De algumas mulheres já ouvi frases que me deixaram perplexa: “O meu negócio é violência!” (referindo-se de que é com isto que eu trabalho, e isto é o mais importante da minha vida) e com um brilho assustador em seus olhos, longe da compaixão ou da solidariedade e muito próximo do prazer e do fanatismo. “Este projeto é o sentido da minha vida!”, “Este projeto é o que dá valor à minha vida!” e por aí afora, e quase com um ímpeto, uma convicção e uma alegria difícil de desvendar e compreender, já que estes projetos lidam com realidades tristíssimas e dramáticas, de mulheres assassinadas, brutalmente violadas e desrespeitadas.

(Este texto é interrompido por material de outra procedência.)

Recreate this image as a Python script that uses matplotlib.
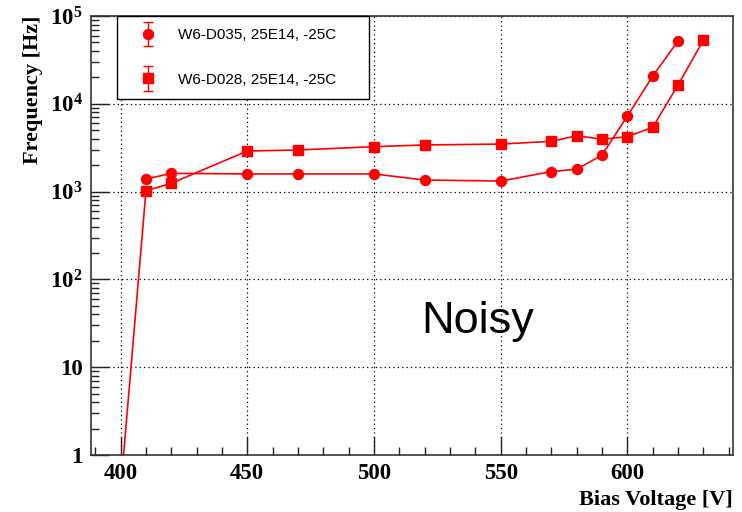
import matplotlib

matplotlib.use("Agg")

import matplotlib.pyplot as plt
import numpy as np
from matplotlib.legend_handler import HandlerErrorbar
from matplotlib.ticker import FixedLocator, FuncFormatter, LogLocator, MultipleLocator, NullFormatter

# values
volt_d035 = [410, 420, 450, 470, 500, 520, 550, 570, 580, 590, 600, 610, 620]
freq_d035 = [1390, 1615, 1590, 1590, 1590, 1355, 1320, 1690, 1800, 2610, 7250, 20700, 52000]

volt_d028 = [400, 410, 420, 450, 470, 500, 520, 550, 570, 580, 590, 600, 610, 620, 630]
freq_d028 = [0.4, 1020, 1245, 2900, 2980, 3250, 3400, 3480, 3740, 4330, 3950, 4230, 5400, 16400, 53000]

label_d035 = "W6-D035, 25E14, -25C"
label_d028 = "W6-D028, 25E14, -25C"

plt.rcParams["mathtext.fontset"] = "custom"
plt.rcParams["mathtext.rm"] = "Liberation Serif:bold"
plt.rcParams["mathtext.bf"] = "Liberation Serif:bold"

serif_bold = dict(family="Liberation Serif", weight="bold")
red = "#ff0000"

fig = plt.figure(figsize=(7.42, 5.12), dpi=100)
ax = fig.add_axes([0.1226, 0.1113, 0.8653, 0.8574])

ax.plot(volt_d035, freq_d035, color=red, lw=1.2, marker="o", ms=7.2, mec=red, zorder=3)
ax.plot(volt_d028, freq_d028, color=red, lw=1.2, marker="s", ms=7.5, mec=red, zorder=3)

ax.set_yscale("log")
ax.set_xlim(388.3, 641.7)
ax.set_ylim(1, 1e5)

# ticks: ROOT style, inside, left/bottom only
ax.xaxis.set_major_locator(MultipleLocator(50))
ax.xaxis.set_minor_locator(MultipleLocator(10))
ax.yaxis.set_major_locator(FixedLocator([1, 10, 1e2, 1e3, 1e4, 1e5]))
ax.yaxis.set_minor_locator(LogLocator(base=10, subs=np.arange(2, 10), numticks=20))
ax.yaxis.set_minor_formatter(NullFormatter())


def ylab(v, pos):
    e = int(round(np.log10(v)))
    if e == 0:
        return "1"
    if e == 1:
        return "10"
    return r"$\mathbf{10^{%d}}$" % e


ax.yaxis.set_major_formatter(FuncFormatter(ylab))
ax.tick_params(which="both", direction="in", top=False, right=False, color="#222222")
ax.tick_params(which="major", length=13, width=1.0, pad=6)
ax.tick_params(which="minor", length=6, width=1.0)
for lab in ax.get_xticklabels() + ax.get_yticklabels():
    lab.set_fontproperties(matplotlib.font_manager.FontProperties(size=16.5, **serif_bold))

ax.grid(True, which="major", color="black", linestyle=(0, (1, 2.5)), linewidth=0.9)
ax.set_axisbelow(True)
for sp in ax.spines.values():
    sp.set_color("#333333")
    sp.set_linewidth(1.2)

ax.set_xlabel("Bias Voltage [V]", fontsize=16, ha="right", x=1.0, labelpad=4, **serif_bold)
ax.set_ylabel("Frequency [Hz]", fontsize=16, ha="right", y=1.0, labelpad=5, **serif_bold)

ax.text(0.603, 0.278, "Noisy", transform=ax.transAxes, ha="center", va="baseline",
        fontsize=32.5, family="Liberation Sans")

# legend entries with error-bar glyphs like the original
h1 = ax.errorbar([np.nan], [np.nan], yerr=[1], color=red, marker="o", ms=7.2, ls="none",
                 capsize=3.5, elinewidth=1.0, label=label_d035)
h2 = ax.errorbar([np.nan], [np.nan], yerr=[1], color=red, marker="s", ms=7.5, ls="none",
                 capsize=3.5, elinewidth=1.0, label=label_d028)
leg = ax.legend(handles=[h1, h2], loc="upper left", bbox_to_anchor=(0.0405, 0.811, 0.392, 0.189),
                mode="expand", borderaxespad=0, fancybox=False, framealpha=1, edgecolor="black",
                prop=dict(family="Liberation Sans", size=11), handlelength=2.45,
                handletextpad=0.75, labelspacing=2.0, borderpad=0.8,
                handler_map={h1: HandlerErrorbar(yerr_size=0.8), h2: HandlerErrorbar(yerr_size=0.8)})
leg.get_frame().set_linewidth(1.0)

fig.savefig("out.png", dpi=100)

Não gosto da cultura da vitimização das mulheres, ela serve a interesses que não são exatamente os das mulheres, porque vitimizadas elas permanecem como cidadãs de segunda classe, passivas, defeituosas, erradas. Não gosto do tanto que algumas mulheres se lambuzam de prazer nesta condição de tristeza sem saída, fazendo coro junto às que santificam e supervalorizam a maternidade e às que decretaram que todos os homens do mundo são ou uns agressores natos ou uns frouxos sem saída. Não gosto da ladainha repetida à exaustão, numa sociedade onde os adultos, incestuosos de muitas maneiras, sempre passaram a mão em suas crianças, seja de forma explícita ou através de outros expedientes invasivos e simbióticos que são, muitas vezes, muito mais comprometedores do que os sexuais. Não me emociono mais com alguns gritos de guerra e repudio veementemente as práticas femininas autoritárias e manipuladoras onde as mulheres vitimizadas se arrogam,  ad infinitum, direitos de reproduzi-las com os demais.

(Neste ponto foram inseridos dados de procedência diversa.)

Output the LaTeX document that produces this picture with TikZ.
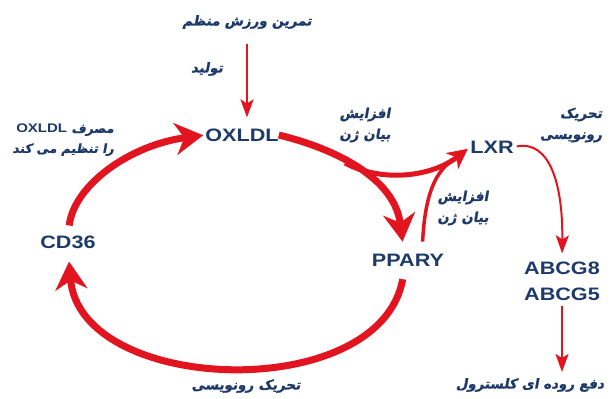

Eu prefiro a Lisbet Salander, por exemplo, que não abre mão de ser quem é, longe do ideário das moças politicamente corretas, que gozam pouco e gritam muito, que só desqualificam os homens e que me confessam num mar de lágrimas e muito mimimi que no fundo, o que mais desejam, é ter um homem, filhos e uma casinha amarela. E que não sabem por que isto não dá certo com elas!

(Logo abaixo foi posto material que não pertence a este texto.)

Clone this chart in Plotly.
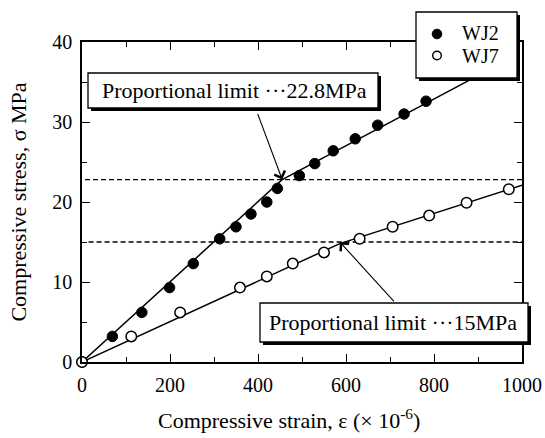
import plotly.graph_objects as go

# ---- data ----
wj2_strain = [0, 69, 136, 199, 253, 313, 350, 384, 420, 444, 494, 529, 571, 621, 672, 732, 782]
wj2_stress = [0, 3.2, 6.2, 9.3, 12.3, 15.4, 16.9, 18.5, 20.0, 21.7, 23.3, 24.8, 26.4, 27.9, 29.6, 31.0, 32.6]

wj7_strain = [0, 112, 223, 359, 420, 479, 550, 631, 706, 789, 874, 970]
wj7_stress = [0, 3.2, 6.2, 9.3, 10.7, 12.3, 13.7, 15.4, 16.9, 18.3, 19.9, 21.6]

wj2_fit_x = [0, 455, 900]
wj2_fit_y = [0, 22.8, 35.8]
wj7_fit_x = [0, 586, 1000]
wj7_fit_y = [0, 14.8, 22.1]

limit_wj2 = 22.8
limit_wj7 = 15.0
limit2_x = [7, 1000]
limit7_x = [15, 1000]

series_names = ["WJ2", "WJ7"]
label_wj2 = "Proportional limit \u00b7\u00b7\u00b722.8MPa"
label_wj7 = "Proportional limit \u00b7\u00b7\u00b715MPa"
x_title = "Compressive strain, \u03b5 (\u00d7 10<sup>-6</sup>)"
y_title = "Compressive stress, \u03c3 MPa"

FONT = "Liberation Serif"
W, H = 545, 438
ML, MR, MT, MB = 82, 23, 42, 76
PW, PH = W - ML - MR, H - MT - MB


def px(xp):
    return (xp - ML) / PW


def py(yp):
    return (H - MB - yp) / PH


fig = go.Figure()

# fitted curves
fig.add_trace(go.Scatter(x=wj2_fit_x, y=wj2_fit_y, mode="lines",
                         line=dict(color="black", width=1.5), showlegend=False, hoverinfo="skip"))
fig.add_trace(go.Scatter(x=wj7_fit_x, y=wj7_fit_y, mode="lines",
                         line=dict(color="black", width=1.5), showlegend=False, hoverinfo="skip"))
# proportional limit lines
fig.add_trace(go.Scatter(x=limit2_x, y=[limit_wj2] * 2, mode="lines",
                         line=dict(color="black", width=1.4, dash="5px,3px"), showlegend=False))
fig.add_trace(go.Scatter(x=limit7_x, y=[limit_wj7] * 2, mode="lines",
                         line=dict(color="black", width=1.4, dash="5px,3px"), showlegend=False))

# data points
fig.add_trace(go.Scatter(x=wj2_strain, y=wj2_stress, mode="markers", name=series_names[0],
                         marker=dict(symbol="circle", size=10.5, color="black",
                                     line=dict(color="black", width=1)),
                         cliponaxis=False, showlegend=False))
fig.add_trace(go.Scatter(x=wj7_strain, y=wj7_stress, mode="markers", name=series_names[1],
                         marker=dict(symbol="circle", size=10.5, color="white",
                                     line=dict(color="black", width=1.5)),
                         cliponaxis=False, showlegend=False))

shapes = []


def box(x0, y0, x1, y1, off=3):
    shapes.append(dict(type="rect", xref="paper", yref="paper",
                       x0=px(x0 + off), x1=px(x1 + off), y0=py(y0 + off), y1=py(y1 + off),
                       fillcolor="black", line=dict(width=0), layer="above"))
    shapes.append(dict(type="rect", xref="paper", yref="paper",
                       x0=px(x0), x1=px(x1), y0=py(y0), y1=py(y1),
                       fillcolor="white", line=dict(color="black", width=1.3), layer="above"))


# legend frame and annotation frames
box(416, 12, 517, 78)
box(88, 73, 378, 108)
box(260, 303, 528, 342)


def legend_marker(cx, cy, r, fill, lw):
    shapes.append(dict(type="circle", xref="paper", yref="paper",
                       xsizemode="pixel", ysizemode="pixel",
                       xanchor=px(cx), yanchor=py(cy),
                       x0=-r, x1=r, y0=-r, y1=r,
                       fillcolor=fill, line=dict(color="black", width=lw), layer="above"))


legend_marker(437, 34, 4.8, "black", 1)
legend_marker(437, 55.5, 4.3, "white", 1.4)

annotations = [
    dict(xref="paper", yref="paper", x=px(460), y=py(33.5), text=series_names[0],
         showarrow=False, font=dict(family=FONT, size=20, color="black"),
         xanchor="left", yanchor="middle"),
    dict(xref="paper", yref="paper", x=px(460), y=py(56), text=series_names[1],
         showarrow=False, font=dict(family=FONT, size=20, color="black"),
         xanchor="left", yanchor="middle"),
    dict(xref="paper", yref="paper", x=px(234), y=py(90.5), text=label_wj2,
         showarrow=False, font=dict(family=FONT, size=22, color="black"),
         xanchor="center", yanchor="middle"),
    dict(xref="paper", yref="paper", x=px(393), y=py(322.5), text=label_wj7,
         showarrow=False, font=dict(family=FONT, size=22, color="black"),
         xanchor="center", yanchor="middle"),
    dict(xref="paper", yref="paper", x=px(289), y=py(419), text=x_title,
         showarrow=False, font=dict(family=FONT, size=22, color="black"),
         xanchor="center", yanchor="middle"),
    dict(x=455, y=limit_wj2, ax=398, ay=31.2, xref="x", yref="y", axref="x", ayref="y",
         text="", showarrow=True, arrowhead=4, arrowsize=2, arrowwidth=1.1,
         arrowcolor="black", standoff=0, startstandoff=0),
    dict(x=586, y=limit_wj7, ax=712, ay=7.4, xref="x", yref="y", axref="x", ayref="y",
         text="", showarrow=True, arrowhead=4, arrowsize=2, arrowwidth=1.1,
         arrowcolor="black", standoff=0, startstandoff=0),
]

axis_common = dict(
    showline=True, linecolor="black", linewidth=1.5, mirror="ticks",
    ticks="inside", ticklen=8, tickwidth=1.3, tickcolor="black",
    showgrid=False, zeroline=False,
    tickfont=dict(family=FONT, size=20, color="black"),
)

fig.update_xaxes(range=[0, 1000], dtick=200, tick0=0,
                 minor=dict(dtick=100, ticks="inside", ticklen=5, tickcolor="black", tickwidth=1.2),
                 ticklabelstandoff=4,
                 **axis_common)
fig.update_yaxes(range=[0, 40], dtick=10, tick0=0,
                 minor=dict(dtick=5, ticks="inside", ticklen=5, tickcolor="black", tickwidth=1.2),
                 title=dict(text=y_title,
                            font=dict(family=FONT, size=22, color="black"), standoff=20),
                 ticklabelstandoff=4,
                 **axis_common)

fig.update_layout(
    width=W, height=H,
    margin=dict(l=ML, r=MR, t=MT, b=MB, autoexpand=False),
    paper_bgcolor="white", plot_bgcolor="white",
    shapes=shapes, annotations=annotations,
    showlegend=False,
    font=dict(family=FONT, color="black"),
)

fig.write_html("out.html")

Eu prefiro as mulheres que pensam, as vozes dissonantes, as que se rebelam, as que transgridem e as que vivem suas vidas responsáveis pelas suas contradições e precariedades, prefiro as que apostam no riso e no humor às que chafurdam em auto piedade envoltas em demandas absurdas feitas aos homens, aos pais e aos seus filhos homens. E prefiro as que realmente são solidárias com as outras mulheres como propõem outras premissas feministas tão importantes como a do enfrentamento à violência, como as da irmandade ou sororidade, por exemplo. 
Por estas e por outras, minha senhora, vou continuar a postar o que bem entender na minha página e a pensar o que quiser com a minha própria cabeça doida e a expressá-lo sentindo-me desobrigada a obedecê-la. E a senhora sinta-se muito livre para me excluir do seu grupo de amigos, porque no meu grupo de amigos serão sempre bem vindos os que polemizam, os que discordam, e até os que não gostam do que faço, mas não serão bem vindos os que se dão o direito de me dizer o que tenho ou não tenho que fazer. Porque as minhas escolhas e decisões tem sido feitas ao longo de um caminho nada florido, nada simpático, nada submisso como é o caminho de quem não precisa mais da aprovação alheia para poder ser quem bem entender.